_Goal_
Start at the line that contains "Write the matplotlib code for this chart.", stop at the line that contains "plt.rcParams['mathtext.it'] = 'Liberation", and repeat every line in that span, those two included, with no pictures.

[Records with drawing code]
-- -- --

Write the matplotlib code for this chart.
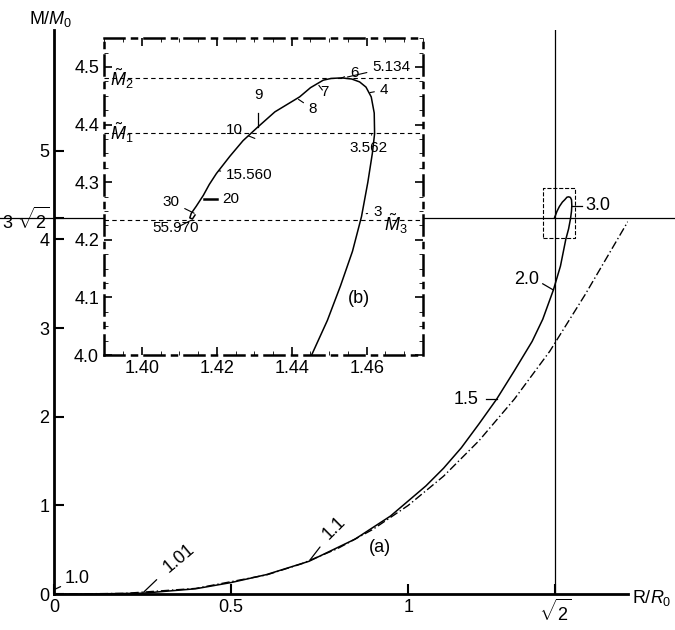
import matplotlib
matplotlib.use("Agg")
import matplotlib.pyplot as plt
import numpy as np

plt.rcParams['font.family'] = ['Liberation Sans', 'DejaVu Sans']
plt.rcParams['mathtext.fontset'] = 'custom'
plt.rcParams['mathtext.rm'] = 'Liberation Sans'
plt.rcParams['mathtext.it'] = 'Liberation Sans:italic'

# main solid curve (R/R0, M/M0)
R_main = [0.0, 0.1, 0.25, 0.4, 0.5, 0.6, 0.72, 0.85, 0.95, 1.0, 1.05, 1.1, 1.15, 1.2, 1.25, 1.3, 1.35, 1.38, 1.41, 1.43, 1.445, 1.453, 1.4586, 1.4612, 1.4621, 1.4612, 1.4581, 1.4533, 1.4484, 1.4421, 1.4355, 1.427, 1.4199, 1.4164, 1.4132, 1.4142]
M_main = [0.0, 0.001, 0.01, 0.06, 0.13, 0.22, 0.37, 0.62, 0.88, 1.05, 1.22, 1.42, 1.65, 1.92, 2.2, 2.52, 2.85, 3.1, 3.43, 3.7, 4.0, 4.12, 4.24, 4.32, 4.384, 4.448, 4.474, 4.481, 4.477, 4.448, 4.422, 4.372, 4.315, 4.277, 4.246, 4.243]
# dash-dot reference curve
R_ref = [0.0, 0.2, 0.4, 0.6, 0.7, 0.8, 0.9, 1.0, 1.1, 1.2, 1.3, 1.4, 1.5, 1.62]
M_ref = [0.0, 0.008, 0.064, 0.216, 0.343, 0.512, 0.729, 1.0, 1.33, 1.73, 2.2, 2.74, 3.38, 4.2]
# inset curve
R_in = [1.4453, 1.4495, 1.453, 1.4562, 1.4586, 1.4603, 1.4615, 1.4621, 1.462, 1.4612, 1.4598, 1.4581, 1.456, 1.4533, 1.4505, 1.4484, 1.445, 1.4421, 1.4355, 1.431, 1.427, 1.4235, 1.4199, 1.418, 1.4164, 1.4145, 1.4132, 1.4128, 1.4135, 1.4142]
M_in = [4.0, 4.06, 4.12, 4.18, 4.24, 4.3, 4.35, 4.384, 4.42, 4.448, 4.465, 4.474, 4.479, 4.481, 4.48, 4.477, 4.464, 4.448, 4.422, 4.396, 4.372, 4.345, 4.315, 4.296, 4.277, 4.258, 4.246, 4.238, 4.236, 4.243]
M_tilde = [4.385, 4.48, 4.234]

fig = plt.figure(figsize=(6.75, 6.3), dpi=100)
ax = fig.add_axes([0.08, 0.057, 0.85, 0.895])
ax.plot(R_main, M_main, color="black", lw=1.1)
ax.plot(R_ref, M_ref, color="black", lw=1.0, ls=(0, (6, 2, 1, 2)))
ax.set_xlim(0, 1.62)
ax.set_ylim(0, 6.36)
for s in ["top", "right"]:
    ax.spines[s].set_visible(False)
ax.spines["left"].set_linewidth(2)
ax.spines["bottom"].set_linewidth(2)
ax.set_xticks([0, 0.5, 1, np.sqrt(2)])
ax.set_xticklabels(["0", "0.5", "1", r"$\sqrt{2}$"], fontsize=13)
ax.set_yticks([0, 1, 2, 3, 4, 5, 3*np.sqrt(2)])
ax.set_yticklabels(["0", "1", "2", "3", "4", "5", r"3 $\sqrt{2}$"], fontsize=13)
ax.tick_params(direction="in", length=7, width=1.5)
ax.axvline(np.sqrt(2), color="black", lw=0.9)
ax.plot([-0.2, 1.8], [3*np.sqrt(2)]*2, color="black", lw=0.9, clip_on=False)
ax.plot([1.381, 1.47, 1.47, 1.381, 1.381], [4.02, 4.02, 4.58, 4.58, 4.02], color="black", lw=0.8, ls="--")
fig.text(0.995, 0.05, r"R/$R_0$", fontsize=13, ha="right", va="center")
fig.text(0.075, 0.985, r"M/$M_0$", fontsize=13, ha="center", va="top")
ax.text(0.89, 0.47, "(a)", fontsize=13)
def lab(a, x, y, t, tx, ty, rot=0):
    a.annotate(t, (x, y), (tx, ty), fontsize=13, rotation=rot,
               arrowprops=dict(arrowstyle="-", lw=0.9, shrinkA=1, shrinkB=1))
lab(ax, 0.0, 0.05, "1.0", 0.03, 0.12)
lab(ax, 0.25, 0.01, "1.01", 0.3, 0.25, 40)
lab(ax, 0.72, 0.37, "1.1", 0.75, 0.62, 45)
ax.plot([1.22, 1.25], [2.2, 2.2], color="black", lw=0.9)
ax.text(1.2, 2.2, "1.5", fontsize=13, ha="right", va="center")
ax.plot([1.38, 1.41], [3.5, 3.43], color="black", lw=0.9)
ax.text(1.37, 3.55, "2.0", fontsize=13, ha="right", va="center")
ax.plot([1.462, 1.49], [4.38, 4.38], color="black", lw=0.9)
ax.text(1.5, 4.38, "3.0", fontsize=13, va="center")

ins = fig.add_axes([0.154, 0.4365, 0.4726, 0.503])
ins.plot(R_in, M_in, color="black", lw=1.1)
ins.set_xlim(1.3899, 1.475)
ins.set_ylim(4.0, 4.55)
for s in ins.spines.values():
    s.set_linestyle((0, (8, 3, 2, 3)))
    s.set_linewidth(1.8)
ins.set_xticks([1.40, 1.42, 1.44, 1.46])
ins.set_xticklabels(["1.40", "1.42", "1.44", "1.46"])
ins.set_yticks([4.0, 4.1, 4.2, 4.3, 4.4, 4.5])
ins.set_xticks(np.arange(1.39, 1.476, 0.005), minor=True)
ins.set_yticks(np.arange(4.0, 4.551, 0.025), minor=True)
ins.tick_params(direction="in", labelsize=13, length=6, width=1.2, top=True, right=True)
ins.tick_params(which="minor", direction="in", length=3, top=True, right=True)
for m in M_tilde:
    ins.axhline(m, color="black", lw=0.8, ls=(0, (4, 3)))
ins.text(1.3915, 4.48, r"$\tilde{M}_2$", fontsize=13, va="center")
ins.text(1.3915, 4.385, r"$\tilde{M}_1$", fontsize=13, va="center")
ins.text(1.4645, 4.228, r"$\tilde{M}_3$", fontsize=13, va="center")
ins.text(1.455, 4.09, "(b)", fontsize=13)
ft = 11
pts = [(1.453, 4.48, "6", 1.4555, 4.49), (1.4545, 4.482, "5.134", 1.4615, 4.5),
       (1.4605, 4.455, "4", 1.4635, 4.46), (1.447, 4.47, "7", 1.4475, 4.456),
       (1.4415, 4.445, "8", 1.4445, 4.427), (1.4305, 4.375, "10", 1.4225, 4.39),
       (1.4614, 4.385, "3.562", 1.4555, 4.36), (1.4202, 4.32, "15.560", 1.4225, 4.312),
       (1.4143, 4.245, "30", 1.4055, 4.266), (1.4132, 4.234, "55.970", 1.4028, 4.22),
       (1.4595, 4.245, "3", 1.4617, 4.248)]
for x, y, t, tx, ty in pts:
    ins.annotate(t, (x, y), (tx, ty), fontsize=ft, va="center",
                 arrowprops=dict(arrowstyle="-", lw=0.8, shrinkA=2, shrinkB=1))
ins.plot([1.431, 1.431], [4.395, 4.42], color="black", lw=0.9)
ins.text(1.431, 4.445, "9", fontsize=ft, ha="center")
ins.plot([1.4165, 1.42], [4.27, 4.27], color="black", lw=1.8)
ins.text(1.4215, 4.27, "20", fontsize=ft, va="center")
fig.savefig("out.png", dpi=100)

-- -- --

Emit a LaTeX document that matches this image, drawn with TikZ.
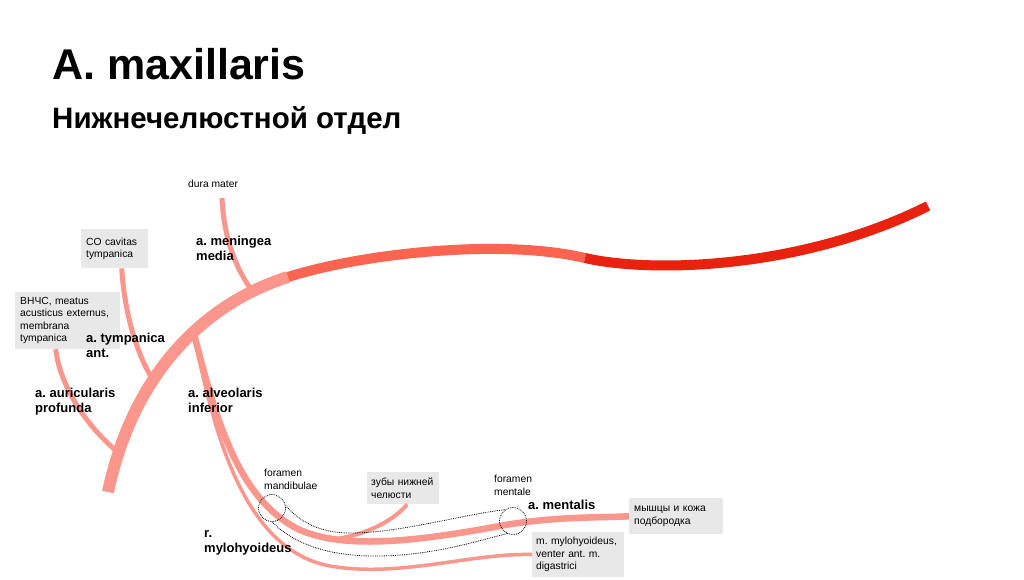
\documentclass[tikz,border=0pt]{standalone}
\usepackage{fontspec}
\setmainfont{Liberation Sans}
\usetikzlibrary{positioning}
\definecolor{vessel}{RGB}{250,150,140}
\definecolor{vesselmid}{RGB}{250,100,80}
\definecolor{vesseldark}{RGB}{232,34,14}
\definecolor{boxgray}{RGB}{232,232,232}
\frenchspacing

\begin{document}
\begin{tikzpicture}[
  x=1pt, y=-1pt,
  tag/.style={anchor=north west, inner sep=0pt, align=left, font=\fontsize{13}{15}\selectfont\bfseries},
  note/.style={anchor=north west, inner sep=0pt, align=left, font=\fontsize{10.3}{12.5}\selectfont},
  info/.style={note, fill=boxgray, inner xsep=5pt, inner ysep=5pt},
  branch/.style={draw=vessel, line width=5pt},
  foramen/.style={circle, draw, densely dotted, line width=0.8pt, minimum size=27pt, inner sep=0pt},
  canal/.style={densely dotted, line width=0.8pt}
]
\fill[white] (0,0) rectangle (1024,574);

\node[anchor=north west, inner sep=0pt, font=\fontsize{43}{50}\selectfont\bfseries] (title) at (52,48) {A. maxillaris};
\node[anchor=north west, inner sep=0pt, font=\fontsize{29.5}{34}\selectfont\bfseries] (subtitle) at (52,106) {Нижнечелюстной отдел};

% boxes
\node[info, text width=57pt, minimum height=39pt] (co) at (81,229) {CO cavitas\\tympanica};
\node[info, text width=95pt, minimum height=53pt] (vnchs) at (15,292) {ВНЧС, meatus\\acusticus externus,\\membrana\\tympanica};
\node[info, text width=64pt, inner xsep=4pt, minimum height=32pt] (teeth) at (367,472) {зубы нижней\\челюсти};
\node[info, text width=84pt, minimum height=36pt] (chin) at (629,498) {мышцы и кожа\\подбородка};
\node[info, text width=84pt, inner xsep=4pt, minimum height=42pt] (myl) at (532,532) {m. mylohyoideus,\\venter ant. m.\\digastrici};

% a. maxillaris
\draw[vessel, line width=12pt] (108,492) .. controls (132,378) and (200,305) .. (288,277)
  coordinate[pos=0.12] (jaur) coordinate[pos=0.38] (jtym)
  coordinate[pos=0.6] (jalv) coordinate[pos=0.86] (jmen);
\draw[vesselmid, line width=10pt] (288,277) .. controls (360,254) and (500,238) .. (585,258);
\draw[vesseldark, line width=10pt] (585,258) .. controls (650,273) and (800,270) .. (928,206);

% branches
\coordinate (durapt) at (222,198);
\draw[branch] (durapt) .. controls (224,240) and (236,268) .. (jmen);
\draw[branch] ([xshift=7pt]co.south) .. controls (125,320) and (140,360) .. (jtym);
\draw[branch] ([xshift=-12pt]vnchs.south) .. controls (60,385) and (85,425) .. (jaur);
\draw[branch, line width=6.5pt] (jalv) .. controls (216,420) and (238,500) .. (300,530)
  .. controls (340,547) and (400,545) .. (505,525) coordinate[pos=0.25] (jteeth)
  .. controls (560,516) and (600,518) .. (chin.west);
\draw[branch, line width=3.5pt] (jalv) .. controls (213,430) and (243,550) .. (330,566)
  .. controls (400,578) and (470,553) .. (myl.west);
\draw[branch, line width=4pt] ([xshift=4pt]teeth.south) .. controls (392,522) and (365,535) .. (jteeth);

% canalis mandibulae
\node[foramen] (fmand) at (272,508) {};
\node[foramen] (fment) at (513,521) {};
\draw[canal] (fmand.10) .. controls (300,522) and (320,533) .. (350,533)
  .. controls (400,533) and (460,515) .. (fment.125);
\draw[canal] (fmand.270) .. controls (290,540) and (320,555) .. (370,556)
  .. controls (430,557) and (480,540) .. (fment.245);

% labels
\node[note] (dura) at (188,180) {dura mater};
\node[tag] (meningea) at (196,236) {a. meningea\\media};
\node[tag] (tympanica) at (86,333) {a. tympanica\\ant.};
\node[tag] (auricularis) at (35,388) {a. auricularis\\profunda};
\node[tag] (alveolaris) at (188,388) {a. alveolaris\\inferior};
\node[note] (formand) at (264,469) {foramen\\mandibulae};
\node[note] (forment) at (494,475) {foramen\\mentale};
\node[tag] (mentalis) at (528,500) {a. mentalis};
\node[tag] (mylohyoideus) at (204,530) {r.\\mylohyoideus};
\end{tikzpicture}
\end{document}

-- -- --

_Result below_
Write the matplotlib code for this chart.
import matplotlib
matplotlib.use("Agg")
import matplotlib.pyplot as plt
import numpy as np

plt.rcParams['font.family'] = ['Liberation Sans', 'DejaVu Sans']
plt.rcParams['mathtext.fontset'] = 'custom'
plt.rcParams['mathtext.rm'] = 'Liberation Sans'
plt.rcParams['mathtext.it'] = 'Liberation Sans:italic'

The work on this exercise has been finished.